A compressor of a gas turbine engine typically has a row of inlet guide vanes and plural compressor stages, each stage comprising a set of stator vanes which receive and redirect the working fluid issuing from the rotating blades of the preceding stage. As aero engines have to operate at varying speeds and inlet conditions, it can be advantageous to be able to vary the geometry of the compressor e.g. to alter the aerodynamic flow angle of individual inlet guide vanes and stator vanes within the gas turbine annulus and/or to adjust compressor bleed valve settings, depending on the engine operating speed and conditions. Vanes whose flow angles are alterable in this way are known as variable vanes.
A large variety of systems are conventionally used for varying compressor geometry. For example, unison rings can be used to rotate variable vanes about their radial axes and thereby change the aerodynamic flow angle. Each unison ring encircles the engine and is rotated by one or more actuators to produce movement in the circumferential direction. This movement can be converted by an arrangement of levers and spindles into the rotation of the variable vanes.
It is known to use hydraulic actuators which use fuel as their hydraulic fluid (i.e. “fueldraulic” actuators) to control the compressor variable geometry. However in recent years there has been an increase in the level of actuation required in gas turbine engines, i.e. increases in both the number of actuators and the loads they have to produce.
One option for adapting fuel systems to meet future higher load requirements is to use larger fueldraulic actuators and larger servo-valves in conjunction with a higher minimum fuel pump pressure rise.
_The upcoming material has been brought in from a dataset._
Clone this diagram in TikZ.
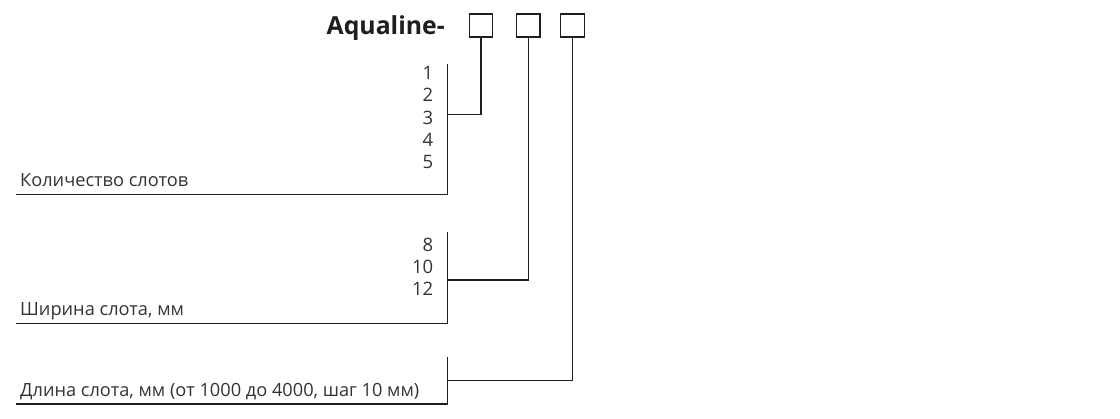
\documentclass[tikz,border=0pt]{standalone}
\usepackage{fontspec}
\setmainfont{Open Sans}
\newfontfamily\titlefont{Open Sans}[UprightFont=* Bold]
\definecolor{ink}{HTML}{1E1E1E}
\definecolor{txt}{HTML}{333333}
\begin{document}
\begin{tikzpicture}[x=1pt,y=-1pt,
  wire/.style={draw=ink,line width=1.4pt},
  codebox/.style={draw=ink,line width=1.4pt,minimum width=23.5pt,minimum height=23pt,inner sep=0pt,anchor=north west},
  lbl/.style={text=txt,font=\fontsize{18.2}{20}\selectfont,inner sep=0pt,anchor=base west},
  num/.style={text=txt,font=\fontsize{18.5}{20}\selectfont,inner sep=0pt,anchor=base east},
  title/.style={text=ink,font=\titlefont\fontsize{24.8}{28}\selectfont,inner sep=0pt,anchor=base east}]
\useasboundingbox (0,0) rectangle (1120,418);
\node[title] (t) at (445,34.3) {Aqualine-};
\node[codebox] (b1) at (468.5,13.3) {};
\node[codebox] (b2) at (515.8,13.3) {};
\node[codebox] (b3) at (560,13.3) {};
% group 1
\node[num] (n1) at (433.5,79) {1};
\node[num] (n2) at (433.5,101.5) {2};
\node[num] (n3) at (433.5,124) {3};
\node[num] (n4) at (433.5,146.3) {4};
\node[num] (n5) at (433.5,168.6) {5};
\node[lbl] (l1) at (20,186.7) {Количество слотов};
\coordinate (g1t) at (447.5,64);
\coordinate (g1b) at (447.5,194.3);
\coordinate (g1l) at (16,194.3);
\coordinate (g1j) at (447.5,114.3);
\draw[wire] (g1t) -- (g1b) -- (g1l);
\draw[wire] (g1j) -| (b1.south);
% group 2
\node[num] (m1) at (433.5,251) {8};
\node[num] (m2) at (433.5,273.5) {10};
\node[num] (m3) at (433.5,295.5) {12};
\node[lbl] (l2) at (20,315.7) {Ширина слота, мм};
\coordinate (g2t) at (447.5,232.3);
\coordinate (g2b) at (447.5,323.3);
\coordinate (g2l) at (16,323.3);
\coordinate (g2j) at (447.5,280);
\draw[wire] (g2t) -- (g2b) -- (g2l);
\draw[wire] (g2j) -| (b2.south);
% group 3
\node[lbl] (l3) at (20,396.8) {Длина слота, мм (от 1000 до 4000, шаг 10 мм)};
\coordinate (g3t) at (447.5,357.3);
\coordinate (g3b) at (447.5,403.8);
\coordinate (g3l) at (16,403.8);
\coordinate (g3j) at (447.5,380.3);
\draw[wire] (g3t) -- (g3b) -- (g3l);
\draw[wire] (g3j) -| (b3.south);
\end{tikzpicture}
\end{document}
However, raising the minimum pump pressure rise increases heat input to the fuel and increases the risk of damage to the pump bearings, which have to run on thinner bearing film thicknesses at high pressure, low speed conditions.
Another proposal, therefore, is to provide a separate fuel pump, such as an axial piston pump, to provide pressurised fuel to actuate auxiliary engine devices such as variable vanes and bleed valves. An example of an axial piston pump in such a fuel system is described in US 2015/0192075. However, this proposal significantly increases the complexity of the fuel system.